China had missed the first and best chance to stop the pandemic in its tracks. The failure was catastrophic; the cover‐up criminal. But the cause of the cover‐up was dismayingly ordinary. Regardless of country or sector, leaders routinely try to protect themselves and their organization by suppressing problems in the hope of fixing them before anyone notices (Lee, 1993; Gallos and Bolman, 2021). Officials in Wuhan accordingly unleashed a global disaster while trying to avoid local embarrassment. They failed to anticipate that their decisions would be catastrophic for themselves, their constituents, and the globe. But once the disease was off and running, the responsibility for battling this illness fell to leaders in other nations.

A few who were well‐prepared saw the challenge and moved quickly to devise and launch smart and effective containment strategies. Most leaders were unprepared and misjudged the challenge. They failed to grasp the dynamics of exponential curves, waited for things to get bad, and then tried to play catch‐up. Was this a black swan that no one could have predicted? In fact, some countries expected it and were prepared, including many of those closest to China. A year into the pandemic, the U.S. infection rate ran more than 2,000 times higher than Taiwan's, and more than 4,000 times higher than Vietnam's. Vietnam shares a 900‐mile border with China. Taiwan, an island state, is Chinese in language and culture and only 81 miles offshore from China. Taiwan and Vietnam had both been scarred in the past by epidemics originating in China, and both had established epidemic control centers that swung into action at the first word of a new viral illness (Fulton, 2020; Piper, 2020; Shapiro, 2020). On December 31, 2019, the same day that China first announced the existence of a new virus, Taiwan officials started boarding planes to test passengers arriving from Wuhan. In January, Taiwan and Vietnam both began testing for Covid‐19, quarantined anyone who tested positive, and did contact tracing. Both countries implemented mask mandates and quarantined travelers from places where Covid‐19 had been identified (Chung, 2020).
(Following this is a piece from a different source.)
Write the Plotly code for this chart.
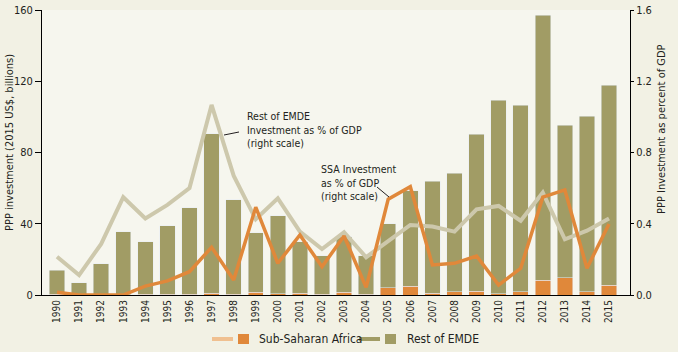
import plotly.graph_objects as go

years = [str(y) for y in range(1990, 2016)]
ssa_bar = [0.5, 0.2, 0.2, 0.2, 0.3, 0.3, 0.3, 1.1, 0.4, 1.5, 0.7, 1.0, 0.3,
           1.5, 0.3, 4.1, 5.0, 0.9, 1.7, 2.2, 0.6, 1.7, 8.4, 9.7, 1.9, 5.4]
rest_bar = [13.5, 6.7, 17.4, 35.3, 29.6, 38.6, 48.7, 89.4, 53.1, 33.5, 43.8,
            28.9, 21.6, 31.2, 21.6, 35.9, 53.5, 63.1, 66.7, 88.1, 108.8, 104.9,
            148.6, 85.7, 98.5, 112.4]
rest_gdp = [0.215, 0.112, 0.287, 0.549, 0.43, 0.506, 0.6, 1.067, 0.67, 0.425,
            0.543, 0.356, 0.258, 0.352, 0.212, 0.3, 0.393, 0.384, 0.356, 0.481,
            0.5, 0.417, 0.575, 0.313, 0.361, 0.429]
ssa_gdp = [0.015, 0.0, 0.0, 0.0, 0.05, 0.079, 0.131, 0.268, 0.084, 0.493,
           0.178, 0.337, 0.159, 0.331, 0.043, 0.538, 0.608, 0.169, 0.178,
           0.219, 0.056, 0.15, 0.549, 0.59, 0.15, 0.399]

FONT = "Liberation Sans Narrow, DejaVu Sans Condensed, Arial Narrow, sans-serif"
OLIVE = "#a19c65"
ORANGE = "#e0883a"
GREY = "#cdc8ac"
TXT = "#231f20"

fig = go.Figure()
fig.add_bar(x=years, y=ssa_bar, marker_color=ORANGE, width=0.7,
            name="Sub-Saharan Africa", showlegend=False)
fig.add_bar(x=years, y=rest_bar, marker_color=OLIVE, width=0.7,
            name="Rest of EMDE", showlegend=False)
fig.add_scatter(x=years, y=rest_gdp, yaxis="y2", mode="lines",
                line=dict(color=GREY, width=4), showlegend=False)
fig.add_scatter(x=years, y=ssa_gdp, yaxis="y2", mode="lines",
                line=dict(color=ORANGE, width=3.5), showlegend=False)

fig.update_layout(
    width=678, height=352,
    margin=dict(l=42, r=48, t=10, b=57),
    paper_bgcolor="#f2f1e4", plot_bgcolor="#f6f6ee",
    barmode="stack", bargap=0.3,
    font=dict(family=FONT, color=TXT, size=11),
    xaxis=dict(type="category", range=[-0.68, 25.95], showline=True,
               linecolor="black", linewidth=1, ticks="", tickangle=-90,
               tickfont=dict(size=10), showgrid=False, automargin=False),
    yaxis=dict(range=[0, 160], tickvals=[0, 40, 80, 120, 160], showline=True,
               linecolor="black", linewidth=1, ticks="outside", ticklen=6,
               tickcolor="black", showgrid=False, zeroline=False,
               tickfont=dict(size=11), automargin=False),
    yaxis2=dict(range=[0, 1.6], overlaying="y", side="right",
                tickvals=[0, 0.4, 0.8, 1.2, 1.6], tickformat=".1f",
                showline=True, linecolor="black", linewidth=1,
                ticks="outside", ticklen=3, tickcolor="black",
                showgrid=False, zeroline=False, tickfont=dict(size=11),
                automargin=False),
)

def px(x):
    return (x - 42) / 588

def py(y):
    return (295 - y) / 285

anns = [
    dict(x=px(9), y=py(143), text="PPP investment (2015 US$, billions)",
         textangle=-90, font=dict(size=11)),
    dict(x=px(661), y=py(129), text="PPP Investment as percent of GDP",
         textangle=-90, font=dict(size=11)),
    dict(x=px(245), y=py(108), xanchor="left", yanchor="top", align="left",
         text="Rest of EMDE<br>Investment as % of GDP<br>(right scale)",
         font=dict(size=10.5)),
    dict(x=px(319), y=py(161), xanchor="left", yanchor="top", align="left",
         text="SSA Investment<br>as % of GDP<br>(right scale)",
         font=dict(size=10.5)),
    dict(x=px(257), y=py(339), xanchor="left", text="Sub-Saharan Africa",
         font=dict(size=12)),
    dict(x=px(405), y=py(339), xanchor="left", text="Rest of EMDE",
         font=dict(size=12)),
]
for a in anns:
    a.update(xref="paper", yref="paper", showarrow=False)
    a.setdefault("xanchor", "center")
    a.setdefault("yanchor", "middle")
fig.update_layout(annotations=anns)

shapes = [
    dict(type="line", x0=px(224), y0=py(135), x1=px(239), y1=py(132),
         line=dict(color=TXT, width=1)),
    dict(type="line", x0=px(377), y0=py(187), x1=px(389), y1=py(197),
         line=dict(color=TXT, width=1)),
    dict(type="line", x0=px(212), y0=py(339), x1=px(233), y1=py(339),
         line=dict(color="#f0c090", width=4)),
    dict(type="rect", x0=px(238), y0=py(334), x1=px(249), y1=py(344),
         fillcolor=ORANGE, line=dict(width=0)),
    dict(type="line", x0=px(359), y0=py(339), x1=px(380), y1=py(339),
         line=dict(color=OLIVE, width=4)),
    dict(type="rect", x0=px(385), y0=py(334), x1=px(396), y1=py(344),
         fillcolor=OLIVE, line=dict(width=0)),
]
for s in shapes:
    s.update(xref="paper", yref="paper")
fig.update_layout(shapes=shapes)

fig.write_html("out.html")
A combination of experience, expertise, and infrastructure spawned aggressive strategies that helped both countries maintain very low rates of Covid‐19 infections and deaths.

Events like 9/11, Hurricane Katrina, and Covid‐19 make bold headlines, but less dramatic errors and failures happen every day. Most don't make front‐page news, but they are very familiar to people who work in today's organizations. In the remainder of this chapter, we discuss how organizational complexity intersects with fallacies of human thinking to obscure what's really going on and leads us astray. We spell out some of the peculiarities of organizations that make them so difficult to decode and manage. Finally, we explore how our deeply held and well‐guarded mental models cause us to fail—and, most important, how to avoid becoming ensnared in that trap.